According to the Hindu Minority and Guardianship Act, XXXII of 1956, the City Civil Court is vested with the said power. But Sec.16 of the City Civil Court Act, no doubt, states that the powers of the High Court, in the exercise of its original jurisdiction are not taken away. As per Clause 17 of the Letter Patent Act, which is applicable to minors, the High Court has got the required powers to decide the question as regards disputes, such as, guardianship etc. Mr.Srinivasan, the learned counsel for the petitioner, relies upon Sec. 16 of the City Civil Court Act and states that as per the said section, the High Court has to entertain the petition and the only thing that the High Court can do is that it need not give cost to the petitioner herein, if it finds that the matter ought to have been filed before the City Civil Court, and on the other hand, it can order does to the respondent, if need be. This means that the High Court has to simply entertain all the suits which can be filed before the City Civil Court in view of the Sec.16 of the City Civil Court Act. But, I am of the view that Sec.15 of the Civil Procedure Code is specific with regard to the institution of the suits. The petition herein filed is in the nature of a suit and hence Sect 5, C.P.C. will apply. Sec. 15 says that a suit shall be instituted only in the lowest court competent to try it.
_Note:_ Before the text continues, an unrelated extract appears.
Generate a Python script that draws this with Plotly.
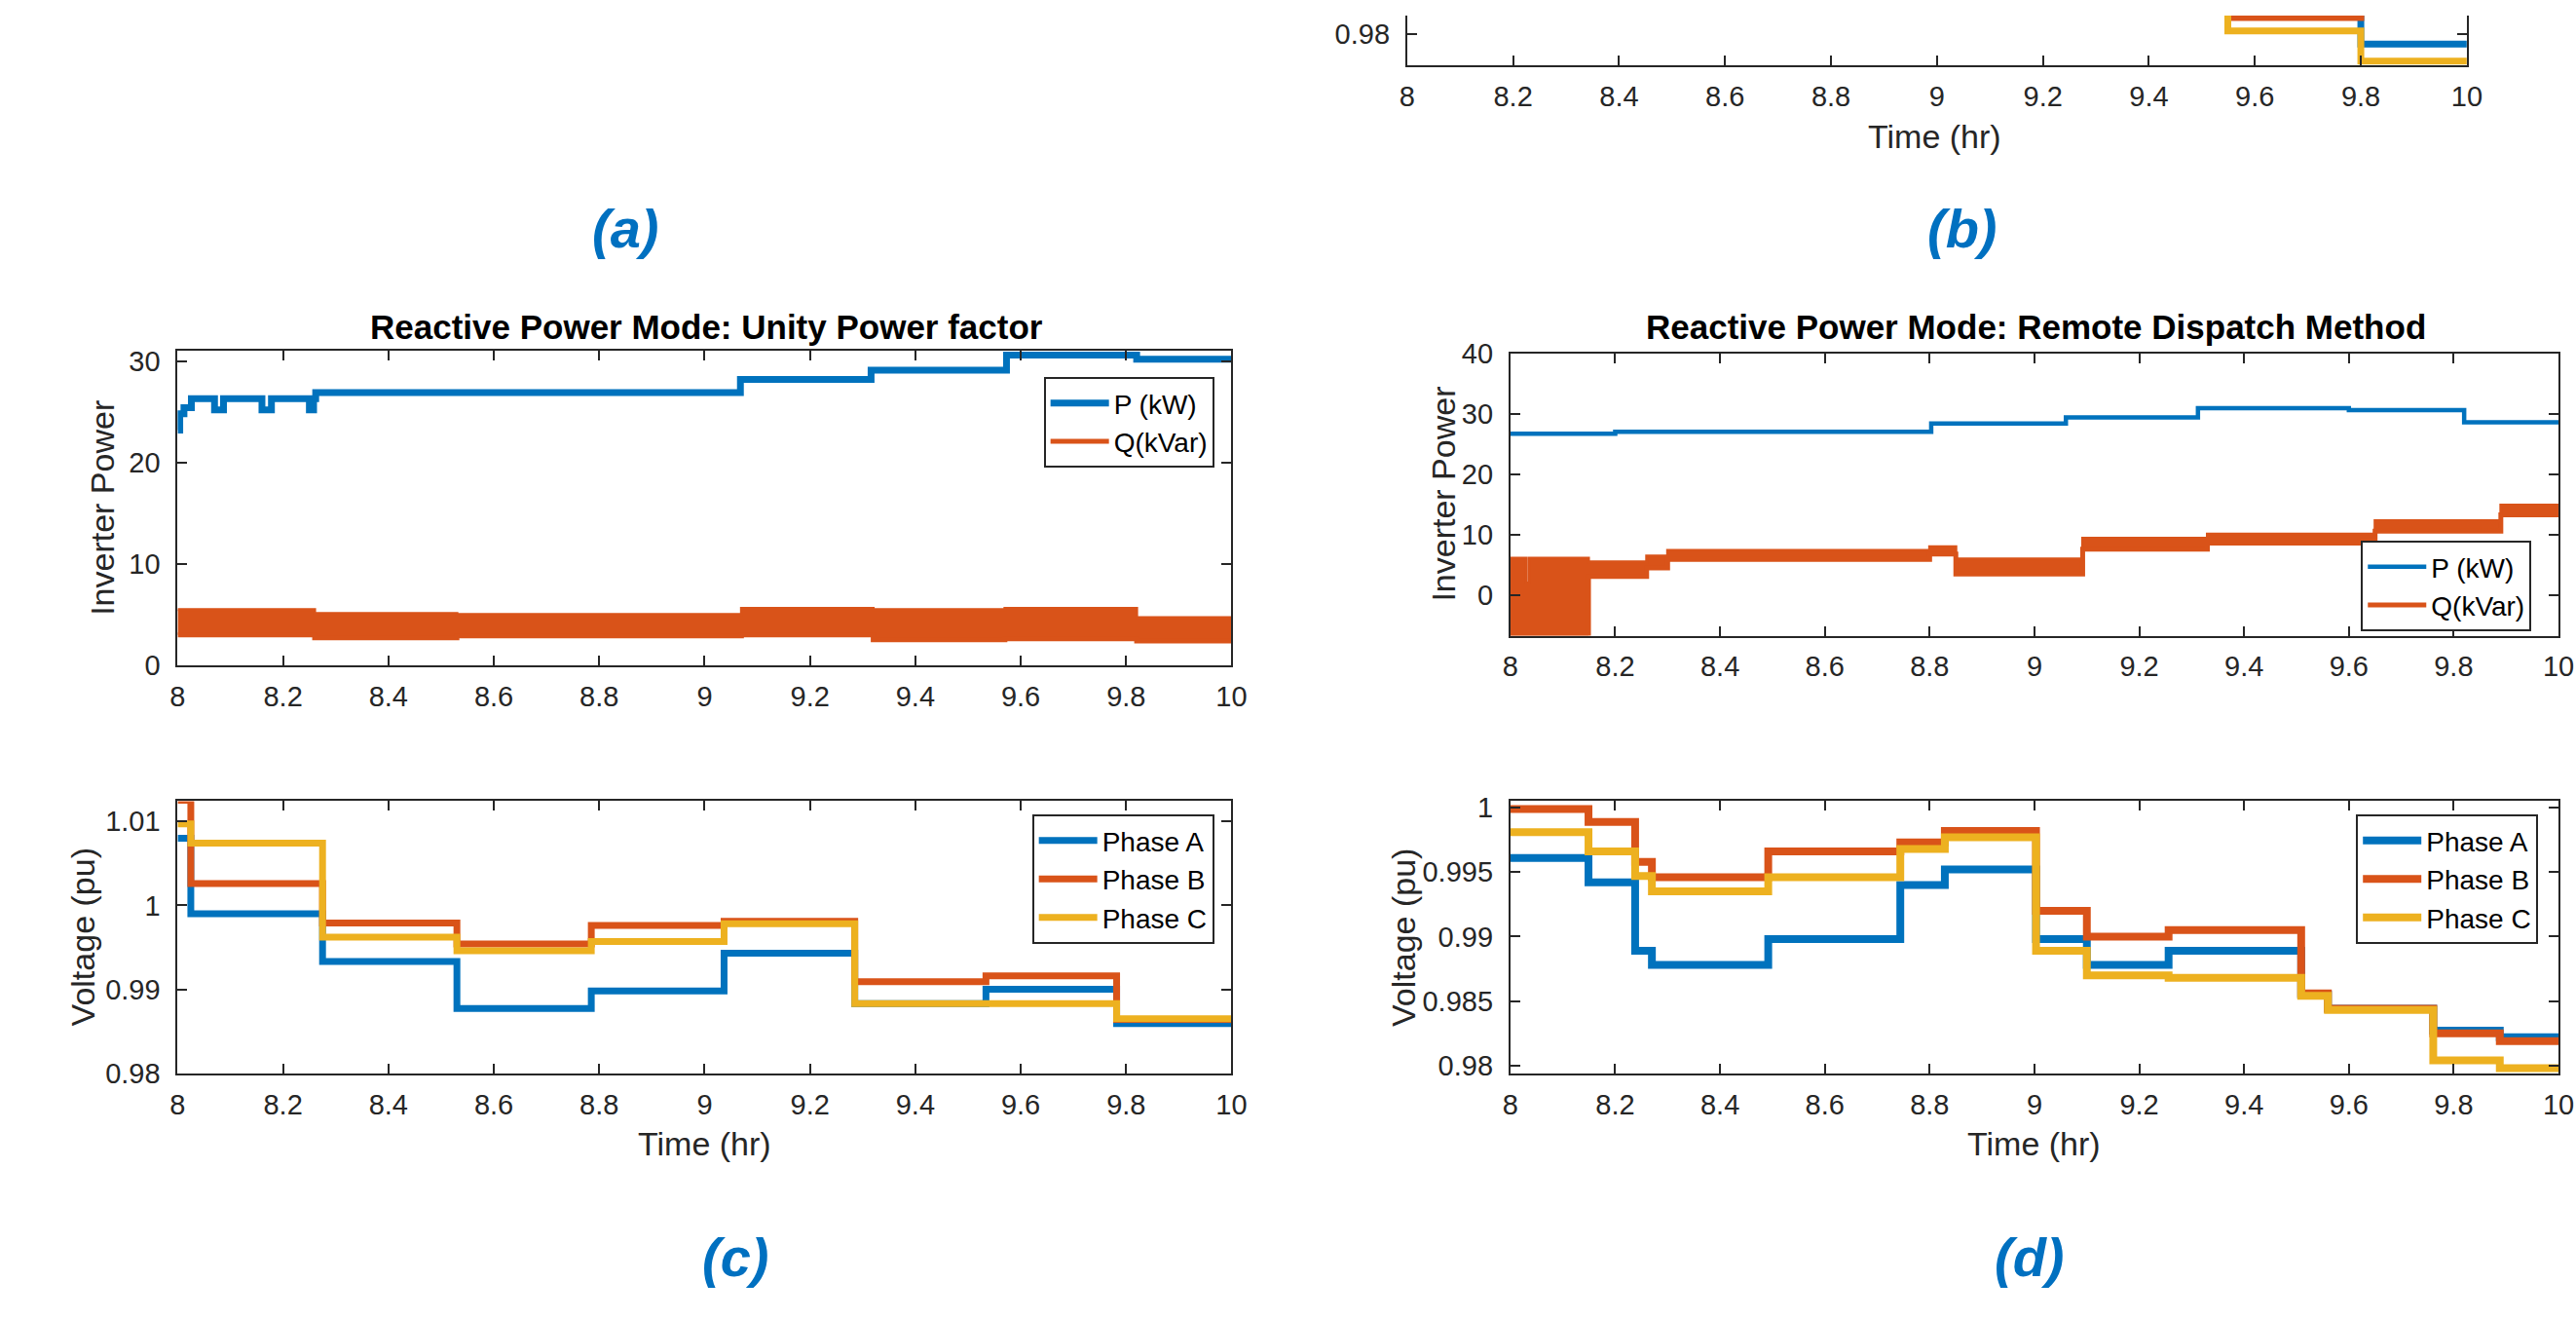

It cannot be denied that the City Civil Court is competent to try the same and, therefore, when it is available, I do not think that the petitioner can be permitted to institute the petition in the High Court. In the circumstances, the petitioner has to institute his petition only before the City Civil Court and the High Court need not entertain this petition.” In view of the Full Bench judgment of this Court and the other decisions mentioned above, the view taken by Mr.Justice Gokulakrishnan does not lay down the correct position of law. Hence, I respectfully but firmly dissent from the opinion of the learned Judge in the order made in Diary No.4904 of 1972, dated 17. 1972.